Punk rocker and Zen priest, Brad Warner is just the ticket if you’re taking yourself or meditation too seriously. His books, including Zen Wrapped in Karma Dipped in Chocolate and Sex, Sin & Zen, are irreverent, thoughtful, sometimes profound, and nearly always highly entertaining. Read a chapter before bed each night in order to gain wisdom and sleep better!
Tim Parks’ Teach Us To Sit Still is probably the best book you could give to someone who is skeptical about the whole idea of meditation. And his book Sex is Forbidden (also sold as The Server) is an irreverent but insightful semi-fictional account of what it’s like to participate in one of the popular Goenka-style 10 day Vipassana retreats.
Purchase Sex is Forbidden: Ebook
10% Happier by Dan Harris
In 10% Happier, celebrity author Dan Harris provides a delightfully irreverent and yet poignantly honest account of his journey from stressed skeptic to meditation convert. It’s a romp of a read, with particularly memorable encounters with Ekhart Tolle, Deepak Chopra and Paris Hilton along with other luminaries of the meditation and mindfulness world. This may even top Tim Parks effort as they best book for meditation skeptics (or Dan’s follow-up Meditation for Fidgety Skeptics).
Don’t Be So Defensive by Sharon Ellison
Chapter 6, on asking questions is particularly useful; but the whole book is an excellent resource on identifying and correcting the socially mandated — but largely dysfunctional — modes of communication that perpetuate so much of the strife in our lives. The most recent edition of the book has been renamed Taking the War Out of Our Words.

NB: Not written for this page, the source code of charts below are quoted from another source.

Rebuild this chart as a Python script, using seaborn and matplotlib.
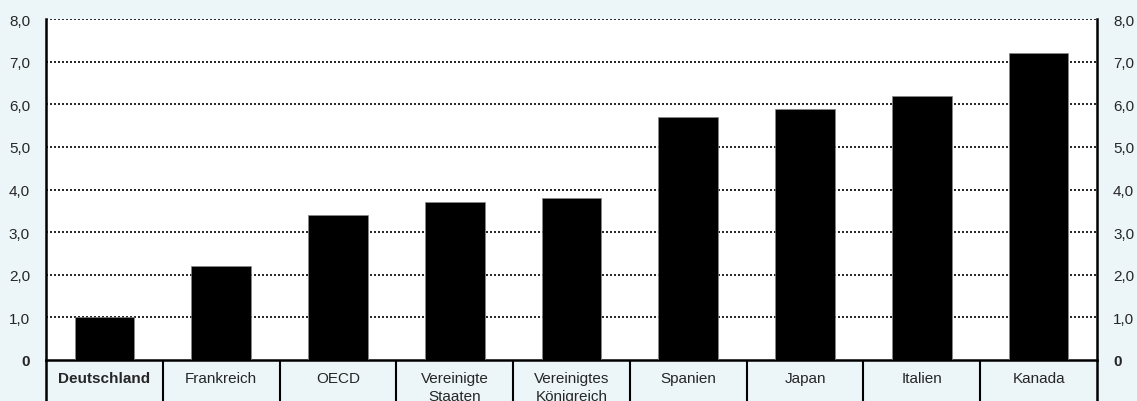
import matplotlib
matplotlib.use("Agg")
import matplotlib.pyplot as plt
import matplotlib.transforms as mtransforms
import seaborn as sns
import pandas as pd

categories = ["Deutschland", "Frankreich", "OECD", "Vereinigte\nStaaten", "Vereinigtes\nKönigreich",
              "Spanien", "Japan", "Italien", "Kanada"]
values = [1.0, 2.2, 3.4, 3.7, 3.8, 5.7, 5.9, 6.2, 7.2]
yticks = [0, 1, 2, 3, 4, 5, 6, 7, 8]
ytick_labels = ["0", "1,0", "2,0", "3,0", "4,0", "5,0", "6,0", "7,0", "8,0"]

sns.set_style("white")
plt.rcParams['font.family'] = ['Liberation Sans', 'DejaVu Sans']

bg = "#ECF5F8"
W, H = 1137, 402
fig = plt.figure(figsize=(W / 100, H / 100), dpi=100, facecolor=bg)
left, right, top, bottom = 46, 1097, 20, 361
ax = fig.add_axes([left / W, (H - bottom) / H, (right - left) / W, (bottom - top) / H])
ax.set_facecolor("white")

df = pd.DataFrame({"cat": categories, "val": values})
sns.barplot(data=df, x="cat", y="val", color="black", width=0.51, ax=ax,
            saturation=1, edgecolor="#888888", linewidth=0.5, zorder=3)

ax.set_xlim(-0.5, len(categories) - 0.5)
ax.set_ylim(0, 8)
ax.set_yticks(yticks)
ax.set_yticklabels(ytick_labels)
ax.tick_params(axis="y", left=False, right=False, labelleft=True, labelright=True,
               labelsize=11, pad=8)
for lbl in ax.get_yticklabels():
    if lbl.get_text() == "0":
        lbl.set_fontweight("bold")
ax.set_xticks([])
ax.set_xlabel("")
ax.set_ylabel("")

for y in yticks[1:]:
    ax.axhline(y, color="black", lw=1.2, ls=(0, (1.2, 1.2)), zorder=1)

for side in ["left", "right", "bottom"]:
    ax.spines[side].set_color("black")
    ax.spines[side].set_linewidth(1.8)
ax.spines["top"].set_visible(False)

trans = mtransforms.blended_transform_factory(ax.transData, ax.transAxes)
ext = -(45 / (bottom - top))
for i in range(len(categories) + 1):
    xb = i - 0.5
    ax.plot([xb, xb], [0, ext], transform=trans, color="black", lw=1.5 if 0 < i < len(categories) else 1.8,
            clip_on=False, solid_capstyle="butt")

for i, c in enumerate(categories):
    ax.text(i, -11 / (bottom - top), c, transform=trans, ha="center", va="top",
            fontsize=11, fontweight="bold" if i == 0 else "normal", linespacing=1.4,
            clip_on=False)

fig.savefig("out.png", dpi=100, facecolor=bg)
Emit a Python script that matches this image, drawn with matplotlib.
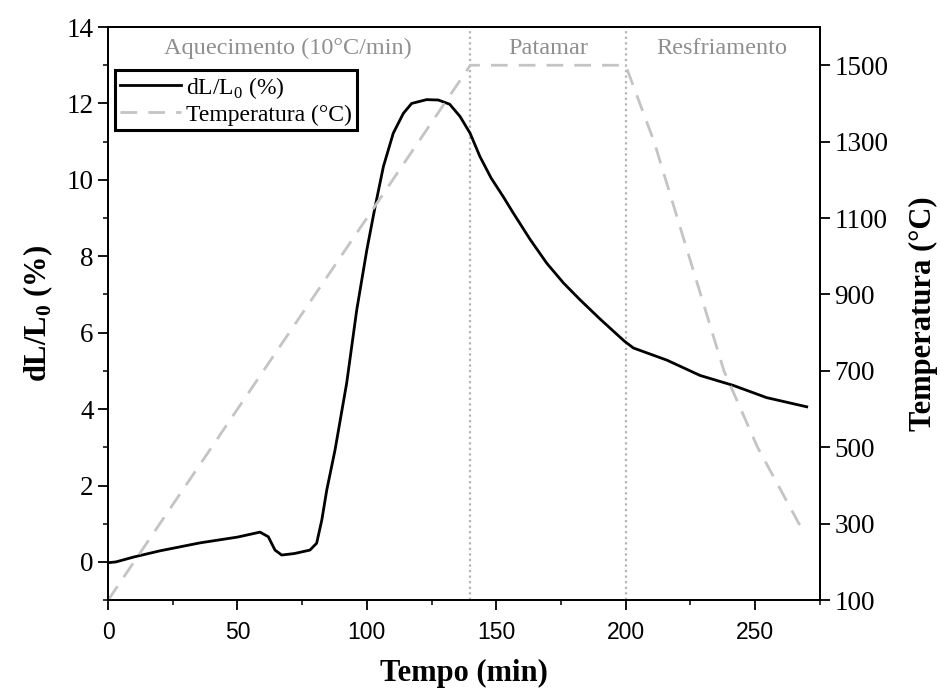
import numpy as np
import matplotlib
matplotlib.use("Agg")
from matplotlib import pyplot as plt
from matplotlib.ticker import MultipleLocator

plt.rcParams['font.family'] = ['Liberation Serif', 'DejaVu Serif']

# dilatometry curve
time_dl = [0, 3, 10, 20, 35.6, 50, 58.7, 61.9, 64.5, 67.1, 72, 78, 80.6, 82.6, 84.5,
           87.7, 92.2, 96.1, 100, 103.2, 106.4, 110.2, 114.1, 117.3, 123.1, 127.6,
           132, 136, 139.9, 143.7, 148, 152.7, 156.6, 163, 169.5, 176, 182.4, 190.1,
           199.5, 203, 216, 228.8, 241.6, 254.5, 270]
dl = [-0.02, 0.0, 0.13, 0.29, 0.5, 0.65, 0.78, 0.66, 0.31, 0.18, 0.22, 0.31, 0.49, 1.1, 1.88,
      2.93, 4.68, 6.6, 8.17, 9.3, 10.35, 11.22, 11.74, 12.0, 12.1, 12.09,
      11.98, 11.66, 11.22, 10.61, 10.05, 9.56, 9.13, 8.45, 7.82, 7.3, 6.86, 6.36,
      5.78, 5.6, 5.28, 4.88, 4.62, 4.3, 4.06]

# temperature program
time_temp = [0, 140, 200, 211, 220, 229, 238, 251, 267, 270]
temp = [100, 1500, 1500, 1300, 1100, 900, 700, 500, 300, 285]

stages = ['Aquecimento (10°C/min)', 'Patamar', 'Resfriamento']
stage_x = [69.5, 170, 237]
stage_limits = [140, 200]

fig = plt.figure(figsize=(9.4, 6.93), dpi=100)
ax1 = fig.add_axes([0.115, 0.134, 0.757, 0.827])

l1, = ax1.plot(time_dl, dl, color='black', lw=2.0, label='dL/L$_\\mathregular{0}$ (%)')
ax1.set_xlim(0, 275)
ax1.set_ylim(-1, 14)
ax1.xaxis.set_major_locator(MultipleLocator(50))
ax1.xaxis.set_minor_locator(MultipleLocator(25))
ax1.yaxis.set_major_locator(MultipleLocator(2))
ax1.yaxis.set_minor_locator(MultipleLocator(1))
ax1.set_xlabel('Tempo (min)', fontsize=22, fontweight='bold', labelpad=11)
ax1.set_ylabel('dL/L$_\\mathregular{0}$ (%)', fontsize=22, fontweight='bold', labelpad=8)
ax1.tick_params(which='major', direction='out', length=7, width=1.3, labelsize=19.5)
ax1.tick_params(which='minor', direction='out', length=3.6, width=1.1)
ax1.tick_params(axis='x', which='major', pad=8)
for lab in ax1.get_xticklabels():
    lab.set_fontfamily(['Liberation Sans', 'DejaVu Sans'])
    lab.set_fontsize(16.5)

for xv in stage_limits:
    ax1.axvline(xv, color='#b4b4b4', lw=1.6, ls=(0, (1, 1.5)), zorder=0)
for name, xv in zip(stages, stage_x):
    ax1.text(xv, 13.45, name, ha='center', va='center', fontsize=17.5, color='#8f8f8f')

ax2 = ax1.twinx()
l2, = ax2.plot(time_temp, temp, color='#c4c4c4', lw=2.0, ls=(0, (6, 4)), label='Temperatura (°C)')
ax2.set_ylim(100, 1600)
ax2.set_yticks([100, 300, 500, 700, 900, 1100, 1300, 1500])
ax2.set_ylabel('Temperatura (°C)', fontsize=22, fontweight='bold', labelpad=15)
ax2.tick_params(which='major', direction='out', length=7, width=1.3, labelsize=19.5)

for ax in (ax1, ax2):
    for s in ax.spines.values():
        s.set_linewidth(1.3)

leg = ax1.legend([l1, l2], [l1.get_label(), l2.get_label()], loc='upper left',
                 bbox_to_anchor=(0.01, 0.925), borderaxespad=0, fontsize=17,
                 fancybox=False, framealpha=1, edgecolor='black',
                 handlelength=2.6, handletextpad=0.2, borderpad=0.2, labelspacing=0.15)
leg.get_frame().set_linewidth(2.2)

plt.savefig('out.png', dpi=100)
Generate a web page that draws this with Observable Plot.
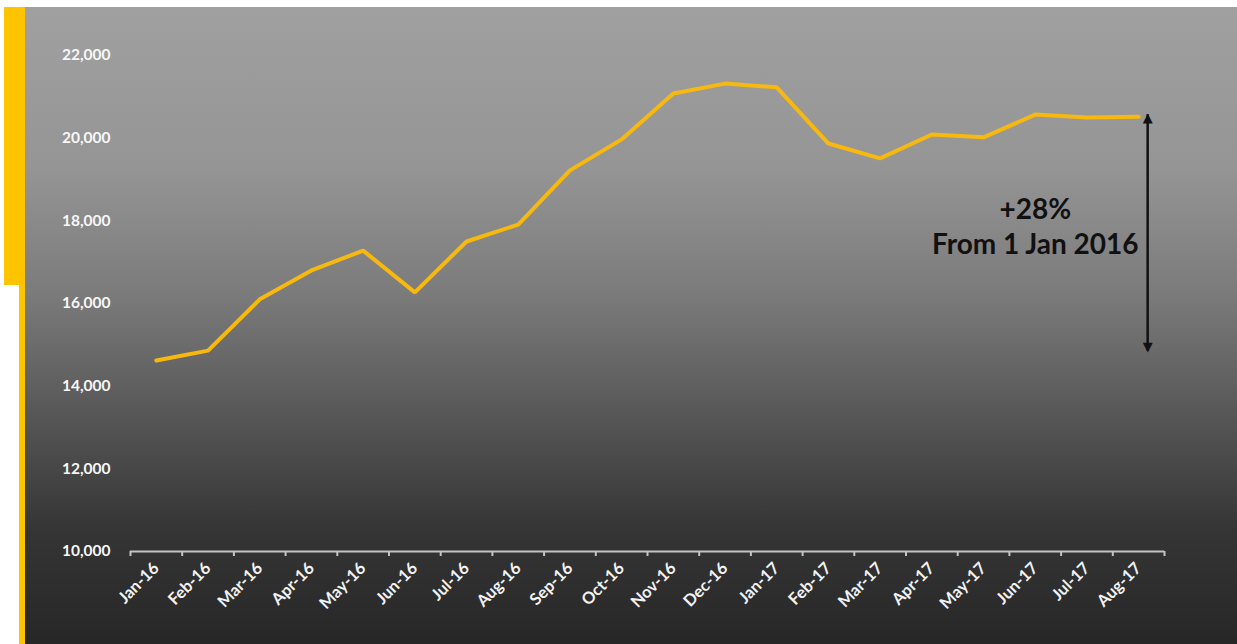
<!DOCTYPE html>
<html>
<head>
<meta charset="utf-8">
<script src="https://cdn.jsdelivr.net/npm/d3@7"></script>
<script src="https://cdn.jsdelivr.net/npm/@observablehq/plot@0.6"></script>
<style>
  html, body { margin: 0; padding: 0; background: #fff; }
  #wrap { position: relative; width: 1237px; height: 644px; overflow: hidden; background: #fff; }
  #barTop { position: absolute; left: 4px; top: 7px; width: 21px; height: 278px; background: #ffc400; }
  #barThin { position: absolute; left: 19px; top: 285px; width: 6px; height: 359px; background: #ffc400; }
  #panel { position: absolute; left: 25px; top: 7px; width: 1212px; height: 637px;
    background: linear-gradient(to bottom, #a0a0a0 0%, #959595 25%, #7b7b7b 45%, #555555 65%, #353535 82%, #272727 100%); }
  #chart { position: absolute; left: 0; top: 0; }
</style>
</head>
<body>
<div id="wrap">
  <div id="barTop"></div>
  <div id="barThin"></div>
  <div id="panel"></div>
  <div id="chart"></div>
</div>
<script>
const months = ["Jan-16","Feb-16","Mar-16","Apr-16","May-16","Jun-16","Jul-16","Aug-16","Sep-16","Oct-16","Nov-16","Dec-16","Jan-17","Feb-17","Mar-17","Apr-17","May-17","Jun-17","Jul-17","Aug-17"];
const values = [14620,14860,16100,16800,17280,16270,17500,17910,19220,19970,21080,21320,21230,19870,19510,20090,20020,20570,20500,20520];
const yTicks = [10000,12000,14000,16000,18000,20000,22000];
const annotationLines = ["+28%", "From 1 Jan 2016"];
const arrowRange = [14860, 20580];

const idx = months.map((m, i) => i);
const bounds = d3.range(months.length + 1).map(i => i - 0.5);

const chart = Plot.plot({
  width: 1237,
  height: 644,
  marginLeft: 130,
  marginRight: 73,
  marginTop: 55,
  marginBottom: 93,
  style: { background: "transparent", fontFamily: "Lato, 'Open Sans', sans-serif", overflow: "visible" },
  x: { type: "linear", domain: [-0.5, months.length - 0.5] },
  y: { domain: [10000, 22000] },
  marks: [
    Plot.ruleY([10000], { stroke: "#c4c4c4", strokeWidth: 2 }),
    Plot.axisX(bounds, { tickSize: 5, tickFormat: () => "", stroke: "#c4c4c4", strokeWidth: 2, label: null }),
    Plot.axisX(idx, {
      tickSize: 0, tickPadding: 14, tickRotate: -45, tickFormat: i => months[i],
      fill: "#f2f2f2", fontWeight: "bold", fontSize: 16.5, label: null
    }),
    Plot.axisY(yTicks, {
      tickSize: 0, tickPadding: 20, tickFormat: d3.format(","),
      fill: "#f7f7f7", fontWeight: "bold", fontSize: 15.5, label: null
    }),
    Plot.line(values, { x: (d, i) => i, y: d => d, stroke: "#f7b90f", strokeWidth: 4, strokeLinejoin: "miter" }),
    Plot.link([arrowRange], {
      x1: () => months.length - 1, x2: () => months.length - 1,
      y1: d => d[0], y2: d => d[1], dx: 9, dy: 0,
      stroke: "#111", strokeWidth: 2.5, insetTop: 6, insetBottom: 6
    }),
    Plot.text([arrowRange[1]], { x: () => months.length - 1, y: d => d, dx: 9, dy: 4, text: () => "▲", fill: "#111", fontSize: 13, fontFamily: "DejaVu Sans" }),
    Plot.text([arrowRange[0]], { x: () => months.length - 1, y: d => d, dx: 9, dy: -4, text: () => "▼", fill: "#111", fontSize: 13, fontFamily: "DejaVu Sans" }),
    Plot.text([annotationLines.join("\n")], {
      x: () => 17, y: () => 17900, text: d => d,
      fill: "#111", fontWeight: "bold", fontSize: 28, lineHeight: 1.25,
      textAnchor: "middle"
    })
  ]
});
document.getElementById("chart").appendChild(chart);
</script>
</body>
</html>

Trauma-Sensitive Mindfulness: Practices for Safe and Transformative Healing by David Treleaven
In any meditation class there are likely to be at least a few students who have experienced some traumatic event. How do you know who they are? How do you identify whether they are struggling, how do you respond wisely to their needs, and how can you apply trauma-informed teaching principles to the classes you run? These are just some of the questions Treleaven explores in this thoughtful, practical book.